- Born: Heinz Kurt Inlander January 14, 1925 Vienna, Austria
- Died: January 1, 1983 (aged 57)
- Education: Saint Martin's School of Art, Camberwell College of Arts, Slade School of Fine Art
- Occupation: Painter
- Known for: Landscapes, portraits
- Awards: Prix de Rome (1952), Premio Acitrezza (1958), Commonwealth Fellowship (1960–61)

= Henry Inlander =

Austrian-British painter (1925–1983)

Henry Inlander (14 January 1925 in Vienna – 1983) was an Austrian-British painter of landscapes and portraits. He lived in Trieste from 1935 to 1938, then settled in England. In 1947 he obtained British citizenship. Inlander studied at Saint Martin's School of Art from 1939 to 1941, at the Camberwell School of Art from 1945 to 1946, and at the Slade School of Fine Art from 1949 to 1952 under William Coldstream, Rogers, Pasmore and Gowing.
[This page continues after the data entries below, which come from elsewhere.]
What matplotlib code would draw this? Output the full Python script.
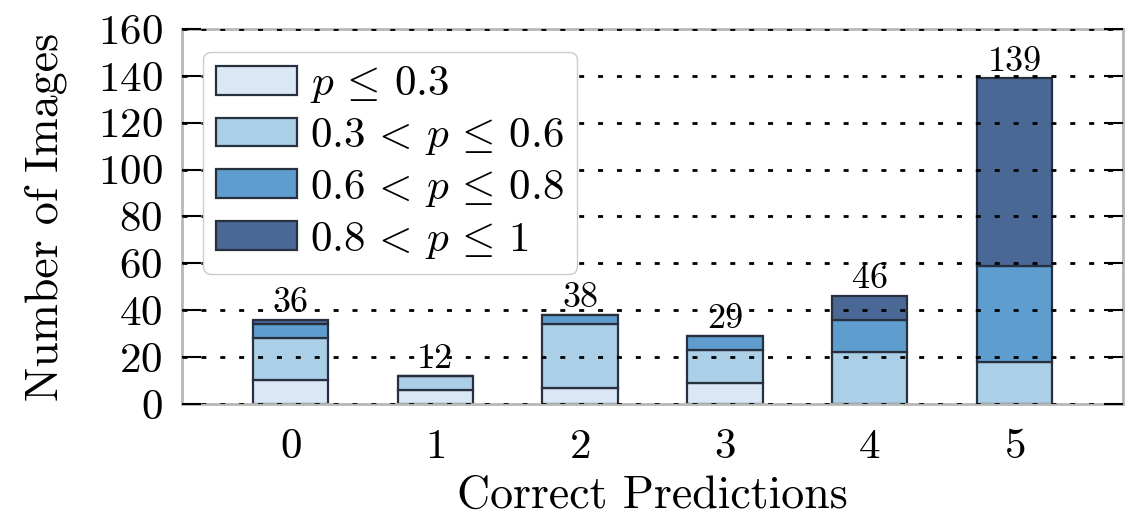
import matplotlib
matplotlib.use('Agg')
import matplotlib.pyplot as plt
import numpy as np

# data
correct = [0, 1, 2, 3, 4, 5]
p_low = [10, 6, 7, 9, 0, 0]          # p <= 0.3
p_midlow = [18, 6, 27, 14, 22, 18]   # 0.3 < p <= 0.6
p_midhigh = [6, 0, 4, 6, 14, 41]     # 0.6 < p <= 0.8
p_high = [2, 0, 0, 0, 10, 80]        # 0.8 < p <= 1
totals = [36, 12, 38, 29, 46, 139]

labels = [r'$p \,\leq\, 0.3$', r'$0.3 \,<\, p \,\leq\, 0.6$',
          r'$0.6 \,<\, p \,\leq\, 0.8$', r'$0.8 \,<\, p \,\leq\, 1$']
colors = ['#dae7f4', '#aacfe6', '#5f9dce', '#4a6895']

plt.rcParams['font.family'] = 'serif'
plt.rcParams['font.serif'] = ['cmr10']
plt.rcParams['mathtext.fontset'] = 'cm'
plt.rcParams['axes.formatter.use_mathtext'] = True

fig = plt.figure(figsize=(11.33, 5.28), dpi=100)
ax = fig.add_axes([0.1606, 0.235, 0.8306, 0.71])

x = np.array(correct)
bottom = np.zeros(len(x))
for vals, col, lab in zip([p_low, p_midlow, p_midhigh, p_high], colors, labels):
    ax.bar(x, vals, width=0.52, bottom=bottom, color=col, edgecolor='#27303f',
           linewidth=1.6, label=lab, zorder=2)
    bottom += np.array(vals)

for xi, t in zip(x, totals):
    ax.text(xi, t + 0.3, str(t), ha='center', va='bottom', fontsize=26, zorder=5)

ax.set_xlim(-0.75, 5.75)
ax.set_ylim(0, 160)
ax.set_yticks(np.arange(0, 161, 20))
ax.set_xticks(x)
ax.yaxis.grid(True, linestyle=(0, (1.8, 5)), color='black', linewidth=2, zorder=3)
ax.set_axisbelow(False)
ax.tick_params(axis='y', direction='in', length=14, width=1.5, right=True,
               labelsize=31, pad=14)
ax.tick_params(axis='x', length=0, labelsize=31, pad=18)
for s in ax.spines.values():
    s.set_color('#b8b8b8')
    s.set_linewidth(2)

ax.set_xlabel('Correct Predictions', fontsize=33, labelpad=6)
ax.set_ylabel('Number of Images', fontsize=33, labelpad=22)

leg = ax.legend(loc='upper left', fontsize=31, fancybox=True, framealpha=1,
                edgecolor='#cccccc', handlelength=1.9, handleheight=0.65,
                borderpad=0.3, labelspacing=0.25, handletextpad=0.3,
                borderaxespad=0, bbox_to_anchor=(0.022, 0.94))
leg.set_zorder(10)

fig.savefig('out.png', dpi=100)
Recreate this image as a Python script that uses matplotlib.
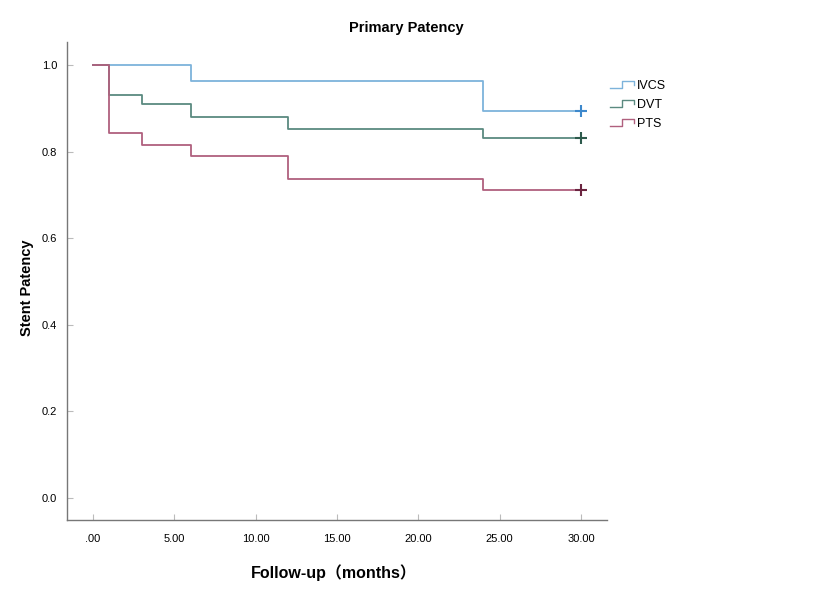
import matplotlib
matplotlib.use("Agg")
import matplotlib.pyplot as plt
from matplotlib.lines import Line2D
from matplotlib.legend_handler import HandlerBase

plt.rcParams['font.family'] = ['Liberation Sans', 'Noto Sans CJK SC', 'DejaVu Sans']

groups = ["IVCS", "DVT", "PTS"]
ivcs_t = [0, 6, 24, 30]
ivcs_s = [1.0, 0.964, 0.893, 0.893]
dvt_t = [0, 1, 3, 6, 12, 24, 30]
dvt_s = [1.0, 0.931, 0.910, 0.880, 0.852, 0.832, 0.832]
pts_t = [0, 1, 3, 6, 12, 24, 30]
pts_s = [1.0, 0.842, 0.816, 0.789, 0.737, 0.711, 0.711]
x_ticks = [0, 5, 10, 15, 20, 25, 30]
x_labels = [".00", "5.00", "10.00", "15.00", "20.00", "25.00", "30.00"]
y_ticks = [0.0, 0.2, 0.4, 0.6, 0.8, 1.0]
y_labels = ["0.0", "0.2", "0.4", "0.6", "0.8", "1.0"]

colors = {"IVCS": "#7db3db", "DVT": "#5b8a80", "PTS": "#b0607e"}
censor_colors = {"IVCS": "#3d88cc", "DVT": "#2d5a4c", "PTS": "#6b2440"}
data = {"IVCS": (ivcs_t, ivcs_s), "DVT": (dvt_t, dvt_s), "PTS": (pts_t, pts_s)}

fig = plt.figure(figsize=(8.13, 6.0), dpi=100)
ax = fig.add_axes([0.0824, 0.1333, 0.6642, 0.7967])

for g in groups:
    t, s = data[g]
    ax.step(t, s, where='post', color=colors[g], lw=1.3, label=g)
    ax.plot(t[-1], s[-1], marker='+', color=censor_colors[g], ms=8, mew=1.5, ls='none')

ax.set_xlim(-1.6, 31.6)
ax.set_ylim(-0.051, 1.053)
ax.set_xticks(x_ticks)
ax.set_xticklabels(x_labels, fontsize=8)
ax.set_yticks(y_ticks)
ax.set_yticklabels(y_labels, fontsize=8)
ax.tick_params(direction='in', length=4, color='#bbbbbb', pad=10)
ax.tick_params(axis='y', pad=7)
for sp in ['top', 'right']:
    ax.spines[sp].set_visible(False)
for sp in ['left', 'bottom']:
    ax.spines[sp].set_color('#777777')
    ax.spines[sp].set_linewidth(1.0)


class StepHandler(HandlerBase):
    def create_artists(self, legend, orig_handle, xdescent, ydescent, width, height, fontsize, trans):
        c = orig_handle.get_color()
        x0 = -xdescent
        xs = [x0, x0 + width * 0.5, x0 + width * 0.5, x0 + width, x0 + width]
        y0 = -ydescent + height * 0.1
        y1 = -ydescent + height * 0.9
        ym = -ydescent + height * 0.5
        ys = [y0, y0, y1, y1, ym]
        ln = Line2D(xs, ys, color=c, lw=1.0)
        ln.set_transform(trans)
        return [ln]


handles = [Line2D([], [], color=colors[g]) for g in groups]
leg = fig.legend(handles, groups, loc='upper left', bbox_to_anchor=(0.737, 0.885),
                 frameon=False, fontsize=9, handlelength=1.9, handletextpad=0.2,
                 labelspacing=0.55, handler_map={Line2D: StepHandler()})

fig.text(0.4995, 0.953, "Primary Patency", ha='center', va='center', fontsize=10.5, fontweight='bold')
fig.text(0.41, 0.045, "Follow-up（months）", ha='center', va='center', fontsize=11.5,
         fontweight='bold')
fig.text(0.033, 0.52, "Stent Patency", ha='center', va='center', rotation=90, fontsize=10.5,
         fontweight='bold')

fig.savefig("out.png", dpi=100, facecolor='white')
Inlander won a Rome Scholarship (to The British School at Rome) in 1952 and premiered a one-man exhibition at the Galleria La Tartaruga in Rome in 1953. Inlander's first exhibition in London was at the Leicester Galleries in 1956. Inlander also won the Premio Acitrezza in 1958 and was awarded the Harkness Commonwealth Fellowship to the United States from 1960 to 1961. "To live within the landscape is of importance to me; not that I would set up an easel in it but simply the daily contact would further my understanding."

Inlander's work appears in several public and private collections, including the Tate, London.